#### [DO THIS]
Look through the lines below and extract each one that contains "chart".

───── MATERIAL SHOWN ─────

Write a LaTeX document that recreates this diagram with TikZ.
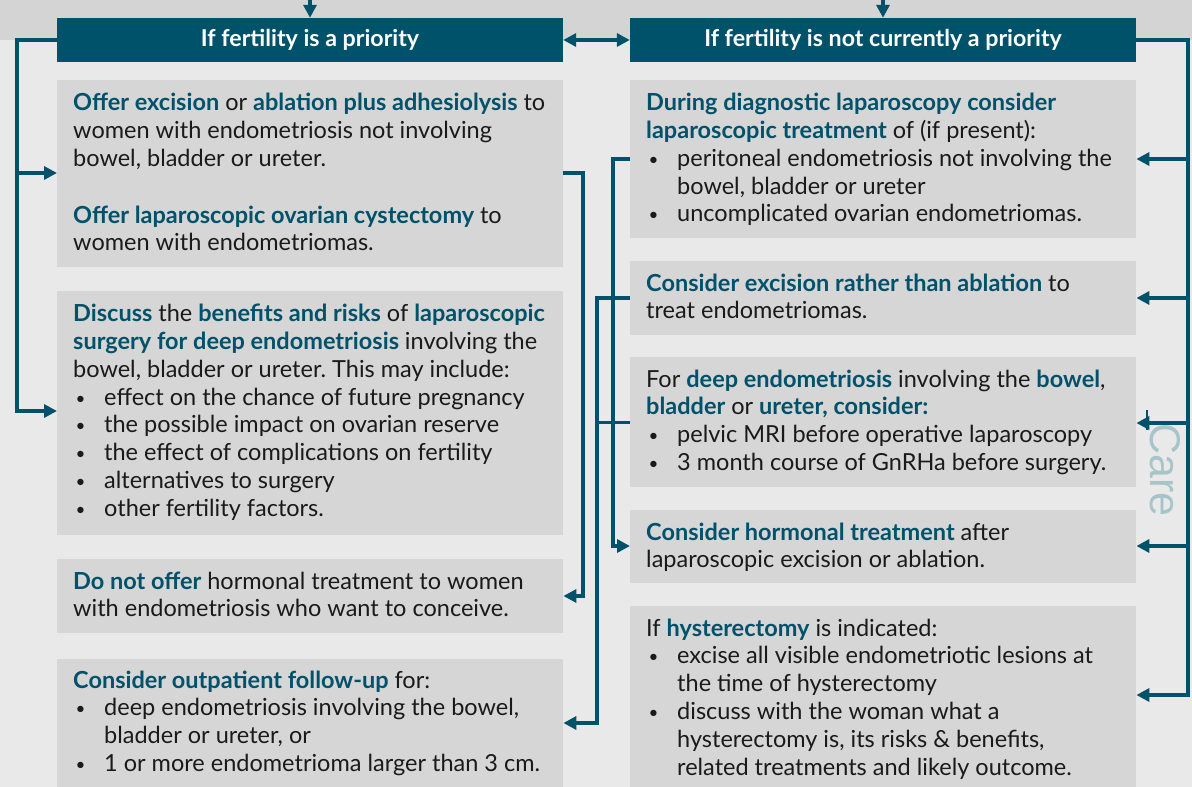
\documentclass[tikz,border=0pt]{standalone}
\usepackage{fontspec}
\setmainfont{Lato}
\newfontfamily\carefont{Liberation Sans}
\usetikzlibrary{arrows.meta}
\frenchspacing

\definecolor{navy}{RGB}{0,81,106}
\definecolor{pagebg}{RGB}{233,233,233}
\definecolor{bandbg}{RGB}{212,212,212}
\definecolor{panelbg}{RGB}{214,214,214}
\definecolor{bodytext}{RGB}{26,26,26}
\definecolor{carecol}{RGB}{167,197,201}

% highlighted phrase, bullet item and hanging indent
\newcommand\hl[1]{{\bfseries\color{navy}#1}}
\newcommand\bul{\makebox[31pt][l]{\hspace{2.5pt}\raisebox{1pt}{\fontsize{17}{17}\selectfont\textbullet}}}
\newcommand\ind{\hspace*{31pt}}

\tikzset{
  panel/.style={draw=none, fill=panelbg, anchor=north west, inner sep=0pt},
  header/.style={fill=navy, text=white, inner sep=0pt, minimum height=44pt,
    minimum width=506pt, font=\fontsize{23.2}{26}\selectfont\bfseries},
  boxtext/.style={anchor=north west, inner sep=0pt, align=left,
    text=bodytext, font=\fontsize{23.5}{27.8}\selectfont},
  conn/.style={draw=navy, line width=3.4pt},
  arr/.style={conn, -{Triangle[length=13pt,width=13pt]}},
  biarr/.style={conn, {Triangle[length=13pt,width=13pt]}-{Triangle[length=13pt,width=13pt]}},
}

\begin{document}
\begin{tikzpicture}[x=1pt,y=-1pt]
  \useasboundingbox (0,0) rectangle (1192,787);
  \fill[pagebg] (0,0) rectangle (1192,787);
  \fill[bandbg] (0,0) rectangle (1192,40);

  % headers
  \node[header] (HL) at (310,40) {If fertility is a priority};
  \node[header] (HR) at (883,40) {If fertility is not currently a priority};

  % left column panels
  \node[panel, minimum width=506pt, minimum height=187pt] (L1) at (57,80) {};
  \node[panel, minimum width=506pt, minimum height=244pt] (L2) at (57,291) {};
  \node[panel, minimum width=506pt, minimum height=74pt]  (L3) at (57,559) {};
  \node[panel, minimum width=506pt, minimum height=128pt] (L4) at (57,659) {};

  % right column panels
  \node[panel, minimum width=506pt, minimum height=158pt] (R1) at (630,80) {};
  \node[panel, minimum width=506pt, minimum height=74pt]  (R2) at (630,261) {};
  \node[panel, minimum width=506pt, minimum height=130pt] (R3) at (630,357) {};
  \node[panel, minimum width=506pt, minimum height=73pt]  (R4) at (630,510) {};
  \node[panel, minimum width=506pt, minimum height=181pt] (R5) at (630,606) {};

  % left column texts
  \node[boxtext] (tL1) at (73,91) {\strut\hl{Offer excision} or \hl{ablation plus adhesiolysis} to\\
    women with endometriosis not involving\\
    bowel, bladder or ureter.\\[29pt]
    \hl{Offer laparoscopic ovarian cystectomy} to\\
    women with endometriomas.};
  \node[boxtext] (tL2) at (73,302) {\strut\hl{Discuss} the \hl{benefits and risks} of \hl{laparoscopic}\\
    \hl{surgery for deep endometriosis} involving the\\
    bowel, bladder or ureter. This may include:\\
    \bul effect on the chance of future pregnancy\\
    \bul the possible impact on ovarian reserve\\
    \bul the effect of complications on fertility\\
    \bul alternatives to surgery\\
    \bul other fertility factors.};
  \node[boxtext] (tL3) at (73,569.5) {\strut\hl{Do not offer} hormonal treatment to women\\
    with endometriosis who want to conceive.};
  \node[boxtext] (tL4) at (73,668.5) {\strut\hl{Consider outpatient follow-up} for:\\
    \bul deep endometriosis involving the bowel,\\
    \ind bladder or ureter, or\\
    \bul 1 or more endometrioma larger than 3 cm.};

  % right column texts
  \node[boxtext] (tR1) at (646,91) {\strut\hl{During diagnostic laparoscopy consider}\\
    \hl{laparoscopic treatment} of (if present):\\
    \bul peritoneal endometriosis not involving the\\
    \ind bowel, bladder or ureter\\
    \bul uncomplicated ovarian endometriomas.};
  \node[boxtext] (tR2) at (646,271.5) {\strut\hl{Consider excision rather than ablation} to\\
    treat endometriomas.};
  \node[boxtext] (tR3) at (646,367.5) {\strut For \hl{deep endometriosis} involving the \hl{bowel},\\
    \hl{bladder} or \hl{ureter, consider:}\\
    \bul pelvic MRI before operative laparoscopy\\
    \bul 3 month course of GnRHa before surgery.};
  \node[boxtext] (tR4) at (646,520.5) {\strut\hl{Consider hormonal treatment} after\\
    laparoscopic excision or ablation.};
  \node[boxtext] (tR5) at (646,616.5) {\strut If \hl{hysterectomy} is indicated:\\
    \bul excise all visible endometriotic lesions at\\
    \ind the time of hysterectomy\\
    \bul discuss with the woman what a\\
    \ind hysterectomy is, its risks \& benefits,\\
    \ind related treatments and likely outcome.};

  % side label
  \node[text=carecol, font=\carefont\fontsize{43}{43}\selectfont, rotate=-90,
        inner sep=0pt] (care) at (1165,470) {Care};

  % incoming arrows from above
  \coordinate (topL) at (310,0);
  \coordinate (topR) at (883,0);
  \draw[arr] (topL) -- (HL.north);
  \draw[arr] (topR) -- (HR.north);

  % link between the two headers
  \draw[biarr] (HL.east) -- (HR.west);

  % left bus
  \coordinate (lbus) at (17,411);
  \coordinate (lj1) at (17,173);
  \draw[arr] (HL.west) -| (lbus) -- (L2.west |- lbus);
  \draw[arr] (lj1) -- (L1.west |- lj1);

  % right bus
  \coordinate (rbus) at (1188,695);
  \coordinate (rj1) at (1188,159);
  \coordinate (rj2) at (1188,298);
  \coordinate (rj3) at (1188,423);
  \coordinate (rj4) at (1188,546);
  \draw[arr] (HR.east) -| (rbus) -- (R5.east |- rbus);
  \draw[arr] (rj1) -- (R1.east |- rj1);
  \draw[arr] (rj2) -- (R2.east |- rj2);
  \draw[arr] (rj3) -- (R3.east |- rj3);
  \draw[arr] (rj4) -- (R4.east |- rj4);
  \draw[navy, line width=2pt] (1147,410) -- (1147,430);

  % cross links between the columns
  \coordinate (a1) at (583,173);
  \coordinate (a2) at (583,596);
  \draw[arr] (L1.east |- a1) -- (a1) -- (a2) -- (L3.east |- a2);

  \coordinate (b1) at (613,159);
  \coordinate (b2) at (613,546);
  \draw[arr] (R1.west |- b1) -- (b1) -- (b2) -- (R4.west |- b2);

  \coordinate (c1) at (597,298);
  \coordinate (c2) at (597,723);
  \draw[arr] (R2.west |- c1) -- (c1) -- (c2) -- (L4.east |- c2);
  \draw[conn] (R3.west) -- (R3.west -| c1);
\end{tikzpicture}
\end{document}
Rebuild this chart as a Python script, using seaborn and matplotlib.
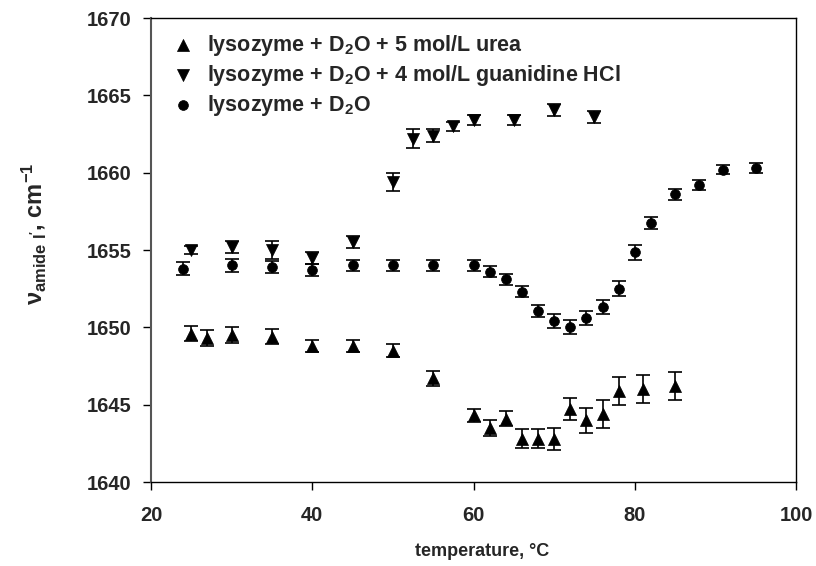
import matplotlib
matplotlib.use("Agg")
import matplotlib.pyplot as plt
import seaborn as sns
import numpy as np
import pandas as pd

# ---- data ----
t_urea = [25, 27, 30, 35, 40, 45, 50, 55, 60, 62, 64, 66, 68, 70, 72, 74, 76, 78, 81, 85]
v_urea = [1649.6, 1649.3, 1649.5, 1649.4, 1648.8, 1648.8, 1648.5, 1646.7, 1644.3, 1643.5,
          1644.1, 1642.8, 1642.8, 1642.8, 1644.7, 1644.0, 1644.4, 1645.9, 1646.0, 1646.2]
e_urea = [0.5, 0.5, 0.5, 0.5, 0.37, 0.37, 0.4, 0.5, 0.45, 0.5,
          0.5, 0.6, 0.6, 0.7, 0.7, 0.8, 0.9, 0.9, 0.9, 0.9]

t_gdn = [25, 30, 35, 40, 45, 50, 52.5, 55, 57.5, 60, 65, 70, 75]
v_gdn = [1655.0, 1655.2, 1655.0, 1654.5, 1655.5, 1659.4, 1662.2, 1662.4, 1663.0, 1663.4,
         1663.4, 1664.05, 1663.6]
e_gdn = [0.25, 0.4, 0.55, 0.4, 0.4, 0.6, 0.6, 0.4, 0.3, 0.3, 0.3, 0.4, 0.4]

t_d2o = [24, 30, 35, 40, 45, 50, 55, 60, 62, 64, 66, 68, 70, 72, 74, 76, 78, 80, 82, 85, 88, 91, 95]
v_d2o = [1653.8, 1654.0, 1653.9, 1653.7, 1654.0, 1654.0, 1654.0, 1654.0, 1653.6, 1653.1,
         1652.3, 1651.05, 1650.4, 1650.05, 1650.6, 1651.3, 1652.5, 1654.85, 1656.75,
         1658.6, 1659.2, 1660.2, 1660.3]
e_d2o = [0.4, 0.4, 0.4, 0.4, 0.35, 0.35, 0.35, 0.35, 0.35, 0.35,
         0.35, 0.4, 0.45, 0.45, 0.45, 0.45, 0.5, 0.5, 0.4, 0.35, 0.3, 0.3, 0.3]

labels = [r"lysozyme + D$_{\mathrm{2}}$O + 5 mol/L urea",
          r"lysozyme + D$_{\mathrm{2}}$O + 4 mol/L guanidine HCl",
          r"lysozyme + D$_{\mathrm{2}}$O"]
x_ticks = [20, 40, 60, 80, 100]
y_ticks = [1640, 1645, 1650, 1655, 1660, 1665, 1670]

sns.set_style("ticks")
plt.rcParams['font.family'] = ['Liberation Sans', 'DejaVu Sans']
plt.rcParams['font.weight'] = 'bold'
plt.rcParams['mathtext.fontset'] = 'custom'
plt.rcParams['mathtext.rm'] = 'Liberation Sans:bold'
plt.rcParams['mathtext.it'] = 'Liberation Sans:bold'
plt.rcParams['mathtext.bf'] = 'Liberation Sans:bold'
plt.rcParams['mathtext.default'] = 'rm'

fig = plt.figure(figsize=(8.16, 5.66), dpi=100)
ax = fig.add_axes([151/816, 1-482/566, (796-151)/816, (482-18)/566])

series = [(t_urea, v_urea, e_urea, "^", 75),
          (t_gdn, v_gdn, e_gdn, "v", 75),
          (t_d2o, v_d2o, e_d2o, "o", 50)]
for (t, v, e, m, s), lab in zip(series, labels):
    df = pd.DataFrame({"t": t, "v": v})
    ax.errorbar(t, v, yerr=e, fmt="none", ecolor="black", elinewidth=1.2,
                capsize=5, capthick=1.2, zorder=2)
    sns.scatterplot(data=df, x="t", y="v", marker=m, color="black", s=s,
                    edgecolor="black", linewidth=0.5, ax=ax, label=lab, zorder=3)

ax.set_xlim(20, 100)
ax.set_ylim(1640, 1670)
ax.set_xticks(x_ticks)
ax.set_yticks(y_ticks)
ax.tick_params(direction="out", length=6, width=1, labelsize=14.5, color="black")
ax.tick_params(axis="x", pad=11)
ax.tick_params(axis="y", pad=8)
for lbl in ax.get_xticklabels() + ax.get_yticklabels():
    lbl.set_fontweight("bold")
for side in ["top", "right", "bottom"]:
    ax.spines[side].set_color("black")
    ax.spines[side].set_linewidth(1.0)
ax.spines["left"].set_color("#555555")
ax.spines["left"].set_linewidth(1.5)

ax.set_xlabel("temperature, °C", fontsize=13, fontweight="bold")
ax.xaxis.set_label_coords((482 - 151) / 645, -(550 - 482) / 464 + 0.015)
ax.set_ylabel(r"ν$_{\mathrm{amide\ I'}}$, cm$^{\mathrm{-1}}$", fontsize=17,
              fontweight="bold")
ax.yaxis.set_label_coords((48 - 151) / 645, (482 - 234) / 464)

leg = ax.legend(loc="upper left", frameon=False, fontsize=15.5, handletextpad=0.3,
                handlelength=1.6, borderaxespad=0.3, labelspacing=0.23,
                markerscale=1.0, bbox_to_anchor=(0.0, 1.0))
for txt in leg.get_texts():
    txt.set_fontweight("bold")

fig.savefig("out.png", dpi=100)
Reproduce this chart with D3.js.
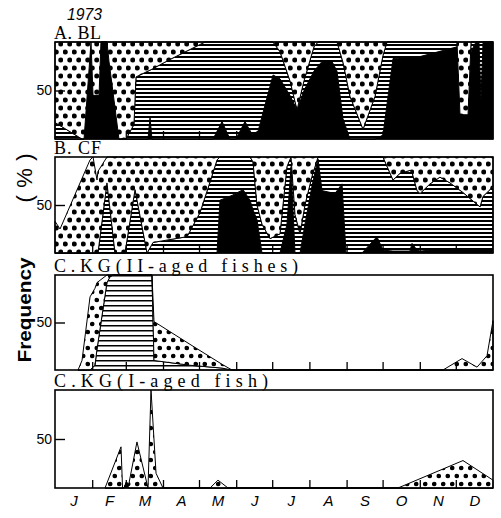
<!DOCTYPE html>
<html>
<head>
<meta charset="utf-8">
<script src="https://cdnjs.cloudflare.com/ajax/libs/d3/7.8.5/d3.min.js"></script>
<style>
  body { margin: 0; background: #fff; }
</style>
</head>
<body>
<div id="chart"></div>
<script>
// month ticks (day of year) and labels
const monthLabels = ["J","F","M","A","M","J","J","A","S","O","N","D"];
const monthStarts = [0,31,59,90,120,151,181,212,243,273,304,334,365];

// A. BL  (percent of black / hatched / dotted, white = rest)
const blDays  = [0,22.5,24.2,30,31.7,36.7,38.3,43.3,45,49.2,53.3,59.2,65.8,67.5,77.5,79.2,80.8,95.8,125,131.7,139.2,145.8,150.8,158.3,164.2,169.2,181.7,187.5,195.8,201.7,207.5,215.8,219.2,222.5,230.8,235,240,245.8,256.7,266.7,273.3,276.7,281.7,304.2,335,337.5,344.2,346.7,350.8,353.3,355,356.7,365];
const blBlack = [0,0,0,100,45,45,100,100,80,40,0,0,0,0,0,22,0,0,0,0,18,0,0,18,5,8,66,62,45,30,50,70,75,80,80,70,21,0,0,0,4,36,83,85,95,25,25,90,100,100,40,100,100];
const blHatch = [17,0,0,0,0,0,0,0,0,0,0,0,15,64,70,49,72,82,100,100,82,100,100,82,95,92,34,28,15,0,10,25,25,20,20,30,58,44,10,44,82,64,17,15,5,0,0,10,0,0,60,0,0];
const blDots  = [83,100,100,0,55,55,0,0,20,60,100,100,85,36,30,29,28,18,0,0,0,0,0,0,0,0,0,10,40,70,40,5,0,0,0,0,21,56,90,56,14,0,0,0,0,75,75,0,0,0,0,0,0];

// B. CF
const cfDays  = [0,4.2,29.2,31.7,35,35.8,43.3,50,58.3,66.7,76.7,81.7,110,120.8,129.2,135,137.5,147.5,156.7,162.5,165,168.3,172.5,179.2,187.5,193.3,196.7,200,204.2,208.3,214.2,219.2,222.5,233.3,239.2,242.5,255.8,268.3,273.3,281.7,287.5,295.8,297.5,301.7,304.2,312.5,320.8,329.2,340,354.2,356.7,362.5,365];
const cfBlack = [0,0,0,0,0,0,0,0,0,0,0,0,0,0,0,0,55,60,66,55,45,35,0,0,0,30,90,0,0,30,70,98,65,62,72,0,0,17,3,2,2,2,10,3,2,3,3,3,4,4,3,3,3];
const cfHatch = [0,0,0,0,0,0,73,0,0,66,0,11,17,42,74,97,45,40,34,45,50,15,30,15,20,60,10,40,20,20,10,2,35,38,28,100,100,83,97,74,81,84,74,62,60,69,76,70,59,44,56,63,67];
const cfDots  = [33,25,97,100,76,85,27,100,100,34,100,89,83,58,26,3,0,0,0,0,5,50,70,85,80,10,0,60,80,50,20,0,0,0,0,0,0,0,0,24,17,14,16,35,38,28,21,27,37,52,41,34,30];

// C. KG (II-aged fishes)
const kg2Days  = [19.2,22.5,29.2,33.3,35,43.3,45.8,48.3,80.8,82.5,112.5,139.2,147.5,323.3,339.2,351.7,360,365];
const kg2Hatch = [0,0,0,5,22,92,98,100,100,10,5,2,0,0,0,0,0,0];
const kg2Dots  = [0,10,77,81,70,8,2,0,0,41,22,4,0,0,12,3,15,52];

// C. KG (I-aged fish)
const kg1Days  = [41.7,55,56.3,57.5,59.5,61.5,68.3,77.5,80,84.2,90,129.2,135.8,144.2,285.8,340,365];
const kg1Black = [0,0,0,0,6,0,0,0,0,0,0,0,0,0,0,0,0];
const kg1Dots  = [0,42,0,0,0,4,47,0,100,15,0,0,8,0,0,28,8];

const W = 501, H = 518;
const left = 55, right = 493;

const svg = d3.select("#chart").append("svg")
    .attr("width", W)
    .attr("height", H)
    .style("font-family", "'Liberation Sans', Arial, sans-serif");

const defs = svg.append("defs");

// dotted fill
function dotPattern(id, w, h, r) {
  const p = defs.append("pattern").attr("id", id)
      .attr("patternUnits", "userSpaceOnUse").attr("width", w).attr("height", h);
  p.append("rect").attr("width", w).attr("height", h).attr("fill", "#fff");
  p.append("circle").attr("cx", w / 4).attr("cy", h / 4).attr("r", r).attr("fill", "#000");
  p.append("circle").attr("cx", w * 3 / 4).attr("cy", h * 3 / 4).attr("r", r).attr("fill", "#000");
}
// horizontal line fill
function hatchPattern(id, h, lw) {
  const p = defs.append("pattern").attr("id", id)
      .attr("patternUnits", "userSpaceOnUse").attr("width", 8).attr("height", h);
  p.append("rect").attr("width", 8).attr("height", h).attr("fill", "#fff");
  p.append("rect").attr("y", 0).attr("width", 8).attr("height", lw).attr("fill", "#000");
}
dotPattern("dotsA", 9, 16, 2.5);
dotPattern("dotsC", 9, 16, 2.3);
hatchPattern("hatchA", 4, 2);
hatchPattern("hatchC", 5, 1.5);

const x = d3.scaleLinear().domain([0, 365]).range([left, right]);

const titleFont = "'Liberation Serif', 'DejaVu Serif', serif";

const panels = [
  {title: "A. BL", tw: 47, top: 42, bottom: 139, days: blDays,
   layers: {black: blBlack, hatch: blHatch, dots: blDots}, dotId: "dotsA", hatchId: "hatchA"},
  {title: "B. CF", tw: 47, top: 157, bottom: 253, days: cfDays,
   layers: {black: cfBlack, hatch: cfHatch, dots: cfDots}, dotId: "dotsA", hatchId: "hatchA"},
  {title: "C.KG(II-aged fishes)", tw: 244, top: 275, bottom: 370, days: kg2Days,
   layers: {hatch: kg2Hatch, dots: kg2Dots}, dotId: "dotsC", hatchId: "hatchC"},
  {title: "C.KG(I-aged fish)", tw: 214, top: 390, bottom: 488, days: kg1Days,
   layers: {black: kg1Black, dots: kg1Dots}, dotId: "dotsC", hatchId: "hatchC"}
];

panels.forEach((pn, pi) => {
  const y = d3.scaleLinear().domain([0, 100]).range([pn.bottom, pn.top]);
  const keys = ["black", "hatch", "dots"].filter(k => pn.layers[k]);
  const rows = pn.days.map((d, i) => {
    const r = {day: d};
    keys.forEach(k => r[k] = pn.layers[k][i]);
    return r;
  });
  const series = d3.stack().keys(keys)(rows);
  const area = d3.area()
      .x(d => x(d.data.day))
      .y0(d => y(d[0]))
      .y1(d => y(d[1]));
  const fills = {black: "#000", hatch: `url(#${pn.hatchId})`, dots: `url(#${pn.dotId})`};

  const g = svg.append("g");
  g.selectAll("path.layer")
    .data(series)
    .enter().append("path")
      .attr("class", "layer")
      .attr("d", area)
      .attr("fill", d => fills[d.key])
      .attr("stroke", "#000")
      .attr("stroke-width", 1);

  // month ticks inside the bottom edge
  g.append("g")
    .attr("transform", `translate(0,${pn.bottom})`)
    .call(d3.axisBottom(x).tickValues(monthStarts.slice(1, 12)).tickSize(-8).tickFormat(""))
    .call(a => a.select(".domain").remove())
    .selectAll("line").attr("stroke-width", 1.3);

  // frame
  g.append("rect")
    .attr("x", left).attr("y", pn.top)
    .attr("width", right - left).attr("height", pn.bottom - pn.top)
    .attr("fill", "none").attr("stroke", "#000").attr("stroke-width", 1.6);

  // 50 tick
  const ax = g.append("g")
    .attr("transform", `translate(${left},0)`)
    .call(d3.axisLeft(y).tickValues([50]).tickSizeInner(-10).tickSizeOuter(0).tickPadding(3));
  ax.select(".domain").remove();
  ax.selectAll("line").attr("stroke-width", 1.4);
  ax.selectAll("text")
    .attr("font-family", "'Liberation Sans', Arial, sans-serif")
    .attr("font-size", 14)
    .attr("fill", "#000");

  // panel title
  svg.append("text")
    .attr("x", left - 1)
    .attr("y", pn.top - 3)
    .attr("font-family", titleFont)
    .attr("font-size", 18)
    .attr("textLength", pn.tw)
    .attr("lengthAdjust", "spacing")
    .attr("fill", "#000")
    .text(pn.title);
});

// month labels under the last panel
const monthMids = monthStarts.slice(0, 12).map((d, i) => (d + monthStarts[i + 1]) / 2);
const xa = svg.append("g")
  .attr("transform", `translate(0,${panels[3].bottom})`)
  .call(d3.axisBottom(x).tickValues(monthMids).tickSize(0).tickPadding(7)
        .tickFormat((d, i) => monthLabels[i]));
xa.select(".domain").remove();
xa.selectAll("text")
  .attr("font-family", "'Liberation Sans', Arial, sans-serif")
  .attr("font-style", "italic")
  .attr("font-size", 15)
  .attr("fill", "#000");

// year
svg.append("text")
  .attr("x", 67).attr("y", 20)
  .attr("font-style", "italic")
  .attr("font-size", 17)
  .attr("textLength", 35)
  .attr("lengthAdjust", "spacingAndGlyphs")
  .text("1973");

// axis titles
svg.append("text")
  .attr("transform", "translate(32,178) rotate(-90)")
  .attr("text-anchor", "middle")
  .attr("font-size", 22)
  .attr("textLength", 49)
  .attr("lengthAdjust", "spacing")
  .text("(%)");

svg.append("text")
  .attr("transform", "translate(31,310) rotate(-90)")
  .attr("text-anchor", "middle")
  .attr("font-size", 18)
  .attr("font-weight", "bold")
  .attr("textLength", 105)
  .attr("lengthAdjust", "spacingAndGlyphs")
  .text("Frequency");
</script>
</body>
</html>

─────

#### [ANSWER IN FULL]
Rebuild this chart as a Python script, using seaborn and matplotlib.
Reproduce this chart with D3.js.
<div id="chart"></div>
const svg = d3.select("#chart").append("svg")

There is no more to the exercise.